Cosmology and Argument in Ancient Philosophy
The aim of this conference is to gather a select group of scholars working on ancient cosmology, logic, epistemology, and metaphysics to explore the interaction between ancient cosmologies and arguments from the Presocratics to Late Antiquity, how different modes of argumentation interact in a single author or a group of authors, and whether there was, if any, an evolution of these themes in the history of ancient Greek philosophy. The conference will take place at K. Donelaitis Room, Faculty of Philology, Universiteto st. 5.
Keynote speakers

Gábor Betegh
University of Cambridge
Caterina Pello
University of Geneva
Thomas Kjeller Johansen
University of Oslo
Barbara Michaela Sattler
University of St. Andrews
Klaus Corcilius
University of Tübingen
Matthew Duncombe
University of Nottingham
Chiara Ferella
Johannes Gutenberg University Mainz
Aistė Čelkytė
Leiden University
Mantas Adomėnas
Vilnius University / Baltic Institute of Advanced Technology
Vilius Bartninkas
Vilnius University
Luca Gili
Vilnius University
Thomas Kjeller Johansen
University of Oslo
Thomas Kjeller Johansen is a Professor of Philosophy at the University of Oslo.

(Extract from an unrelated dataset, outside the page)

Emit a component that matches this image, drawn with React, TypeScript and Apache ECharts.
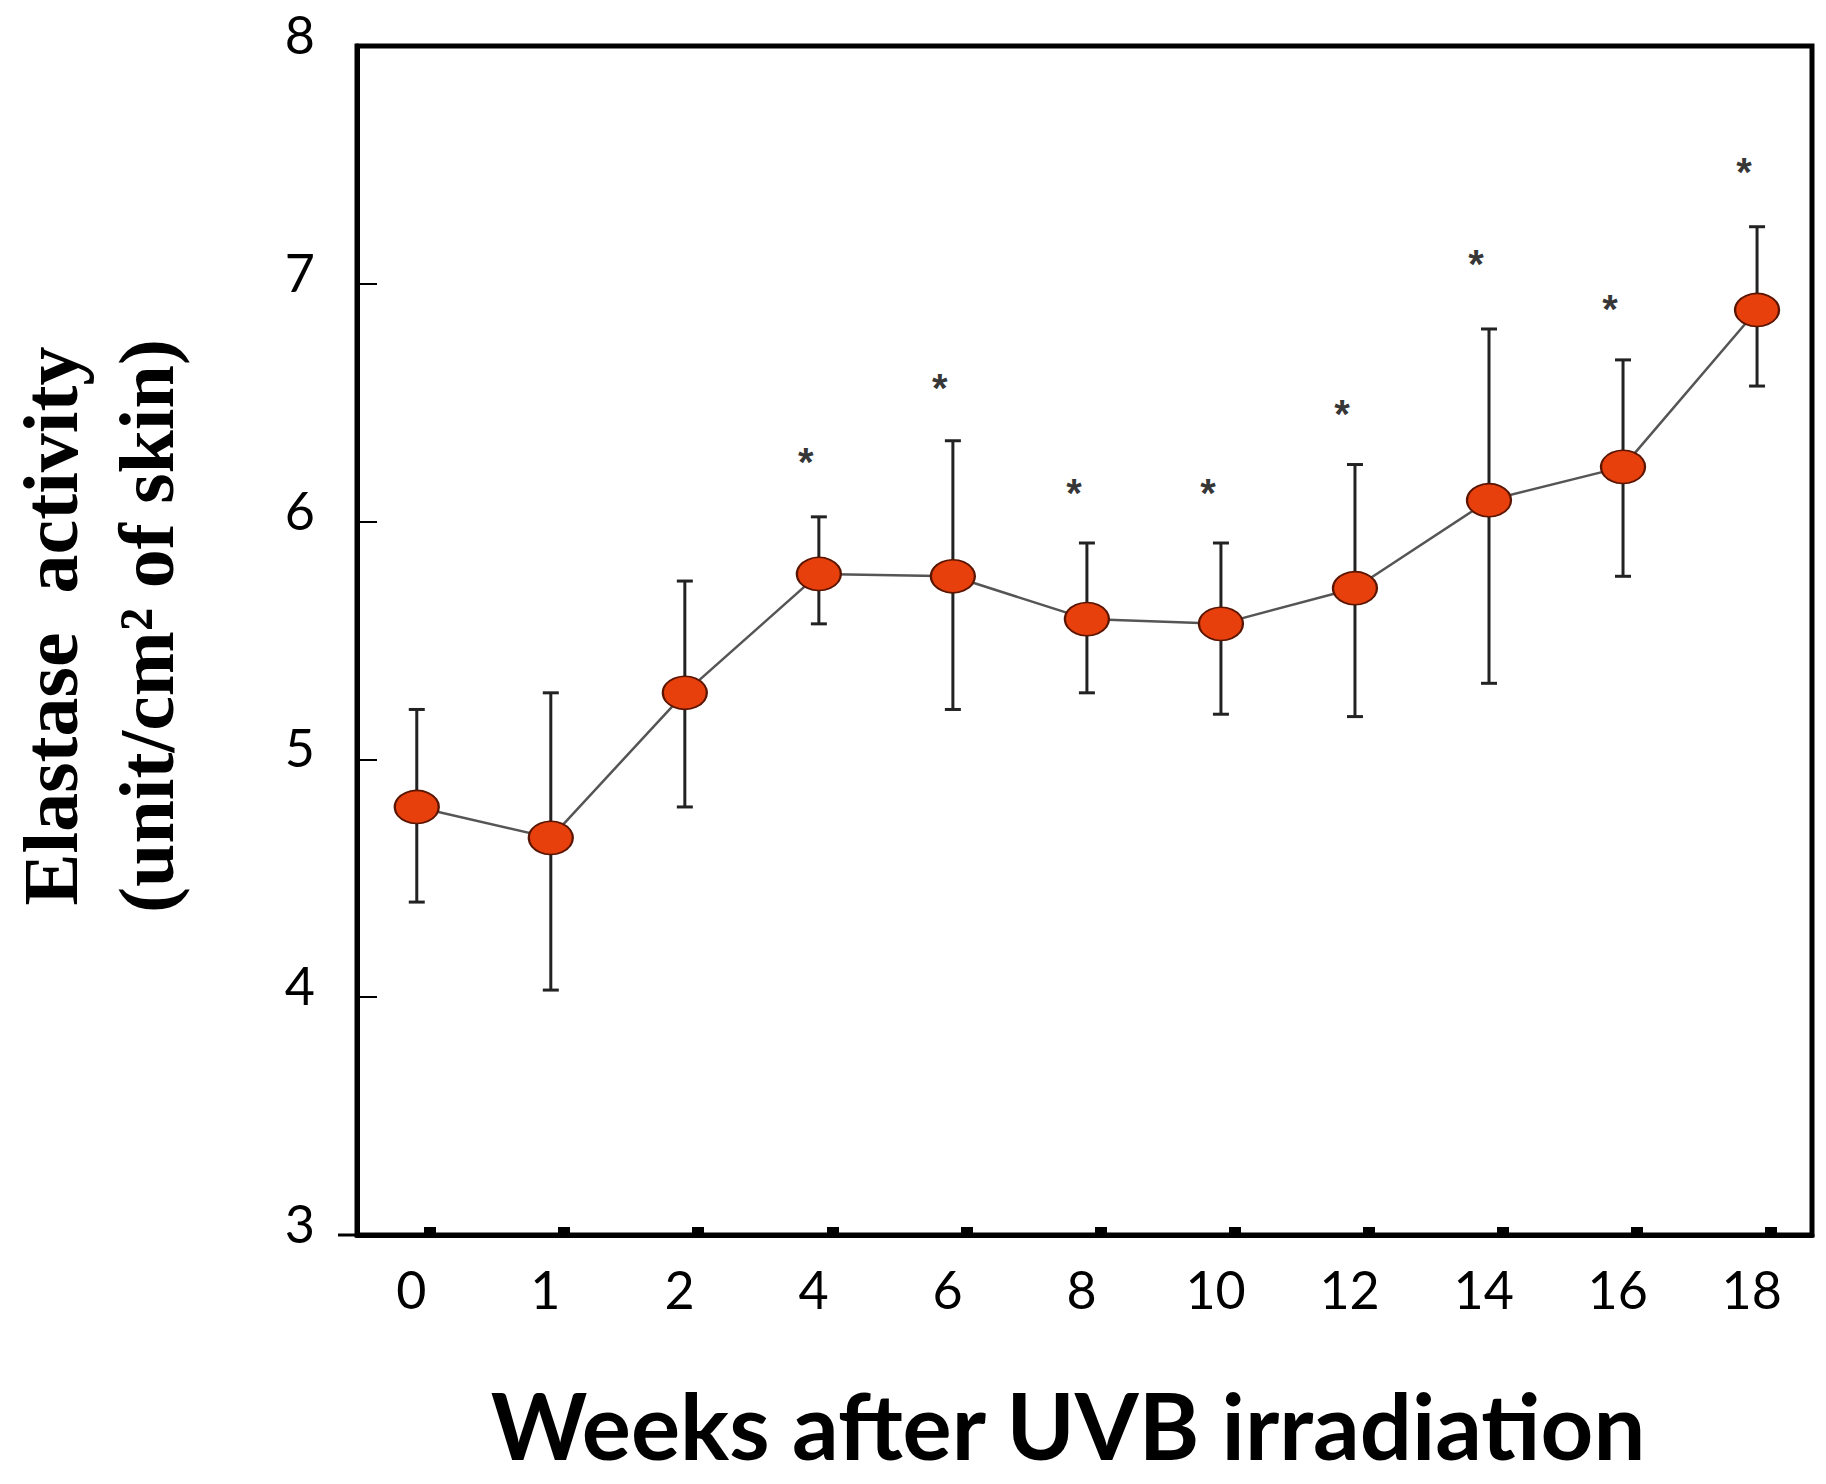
import React, { useEffect, useRef } from "react";
import * as echarts from "echarts";

// Weeks after UVB irradiation (category labels)
const weeks = ["0", "1", "2", "4", "6", "8", "10", "12", "14", "16", "18"];
// Elastase activity (mean) and error-bar ends
const means = [4.8, 4.67, 5.28, 5.78, 5.77, 5.59, 5.57, 5.72, 6.09, 6.23, 6.89];
const upper = [5.21, 5.28, 5.75, 6.02, 6.34, 5.91, 5.91, 6.24, 6.81, 6.68, 7.24];
const lower = [4.4, 4.03, 4.8, 5.57, 5.21, 5.28, 5.19, 5.18, 5.32, 5.77, 6.57];
// significance asterisk heights (null = none)
const stars: (number | null)[] = [null, null, null, 6.29, 6.6, 6.16, 6.16, 6.49, 7.12, 6.93, 7.51];
// y-axis tick values
const yTicks = [3, 4, 5, 6, 7, 8];

const idx = weeks.map((_, i) => i);

export default function App() {
  const ref = useRef<HTMLDivElement>(null);
  useEffect(() => {
    document.body.style.margin = "0";
    if (!ref.current) return;
    const chart = echarts.init(ref.current, undefined, { renderer: "svg" });
    const option: any = {
      animation: false,
      backgroundColor: "#ffffff",
      grid: {
        left: 357,
        right: 14,
        top: 46,
        bottom: 249,
        show: true,
        borderColor: "#000",
        borderWidth: 5,
        backgroundColor: "transparent",
      },
      xAxis: {
        type: "value",
        min: -0.446,
        max: 10.41,
        splitLine: { show: false },
        axisLine: { show: true, onZero: false, lineStyle: { color: "#000", width: 5 } },
        axisTick: {
          show: true,
          inside: true,
          length: 8,
          customValues: idx.map((i) => i + 0.1),
          lineStyle: { color: "#000", width: 12 },
        },
        axisLabel: {
          show: true,
          customValues: idx.map((i) => i - 0.04),
          formatter: (v: number) => weeks[Math.round(v)] ?? "",
          margin: 28,
          fontFamily: "Lato",
          fontSize: 52,
          color: "#000",
        },
      },
      yAxis: {
        type: "value",
        min: yTicks[0],
        max: yTicks[yTicks.length - 1],
        interval: 1,
        splitLine: { show: false },
        axisLine: { show: true, onZero: false, lineStyle: { color: "#000", width: 5 } },
        axisTick: { show: true, inside: true, length: 20, lineStyle: { color: "#000", width: 2 } },
        axisLabel: {
          margin: 42,
          fontFamily: "Lato",
          fontSize: 52,
          color: "#000",
          verticalAlign: "bottom",
          lineHeight: 24,
        },
      },
      graphic: [
        {
          type: "line",
          shape: { x1: 338, y1: 1235, x2: 357, y2: 1235 },
          style: { stroke: "#000", lineWidth: 3 },
        },
        {
          type: "text",
          x: 98,
          y: 626,
          rotation: Math.PI / 2,
          style: {
            text: "Elastase  activity\n(unit/cm\u00B2 of skin)",
            align: "center",
            verticalAlign: "middle",
            fontFamily: "Liberation Serif",
            fontWeight: "bold",
            fontSize: 78,
            lineHeight: 96,
            fill: "#000",
          },
        },
        {
          type: "text",
          x: 1068,
          y: 1424,
          style: {
            text: "Weeks after UVB irradiation",
            align: "center",
            verticalAlign: "middle",
            fontFamily: "Lato",
            fontWeight: "bold",
            fontSize: 92,
            fill: "#000",
          },
        },
      ],
      series: [
        {
          type: "custom",
          name: "error",
          z: 2,
          data: idx.map((i) => [i, lower[i], upper[i]]),
          renderItem: (params: any, api: any) => {
            const x = api.value(0);
            const lo = api.coord([x, api.value(1)]);
            const hi = api.coord([x, api.value(2)]);
            const hw = 8;
            const st = { stroke: "#222", lineWidth: 3 };
            return {
              type: "group",
              children: [
                { type: "line", shape: { x1: lo[0], y1: lo[1], x2: hi[0], y2: hi[1] }, style: st },
                { type: "line", shape: { x1: hi[0] - hw, y1: hi[1], x2: hi[0] + hw, y2: hi[1] }, style: st },
                { type: "line", shape: { x1: lo[0] - hw, y1: lo[1], x2: lo[0] + hw, y2: lo[1] }, style: st },
              ],
            };
          },
        },
        {
          type: "line",
          name: "mean",
          z: 3,
          data: idx.map((i) => [i, means[i]]),
          symbol: "circle",
          symbolSize: [44, 33],
          showAllSymbol: true,
          lineStyle: { color: "#555", width: 2.5 },
          itemStyle: { color: "#e8400c", borderColor: "#5a1500", borderWidth: 2 },
        },
        {
          type: "scatter",
          name: "stars",
          z: 4,
          data: idx.filter((i) => stars[i] != null).map((i) => [i, stars[i]]),
          symbolSize: 1,
          itemStyle: { color: "rgba(0,0,0,0)" },
          label: {
            show: true,
            position: "inside",
            formatter: "*",
            fontFamily: "Liberation Sans",
            fontWeight: "bold",
            fontSize: 40,
            color: "#000",
            offset: [-13, 9],
          },
        },
      ],
    };
    chart.setOption(option);
    return () => chart.dispose();
  }, []);
  return <div ref={ref} style={{ width: 1826, height: 1484 }} />;
}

Previously, he was Professor of Ancient Philosophy (2014-2016) and Reader in Ancient Philosophy (2008-2014) at Oxford University. He has published The Powers of Aristotle's Soul (OUP, 2012), Plato's Natural Philosophy: A Study of the Timaeus-Critias (CUP, 2004), Aristotle on the Sense-Organs (CUP, 1997), edited Productive Knowledge in Ancient Philosophy (2021), co-edited Aristotelian Metaphysics. Essays in Honour of David Charles (OUP, 2024), translated with introduction and commentary Aristotle, Metaphysics Α-α (OUP, 2025) and published numerous articles and book chapters on ancient natural philosophy, theories of mind and epistemology in OSAP, Phronesis, Classical Quarterly and elsewhere.
Abstract
Imitating God in Plato’s Timaeus: The Way of the Body
In his groundbreaking article 'The Ideal of Godlikeness', David Sedley argued that the Timaeus presents thinking about eternal being as the goal of human life and showed how the passage provided the template for Aristotle´s championing of the contemplative life in EN X. Gabor Betegh, developing Sedley's insights, has demonstrated that it is not just the immortal forms that Timaeus asks us to imitate, rather he urges us 'to observe the movement of the heavenly bodies and thus become like the immanent cosmic world soul.' In this paper I go one step further to show how also our bodies are meant to imitate the cosmic god. The gods constructed our bodies to help us realise, to the extent possible, the same ideals of completeness and self-sufficiency that characterise the cosmic body.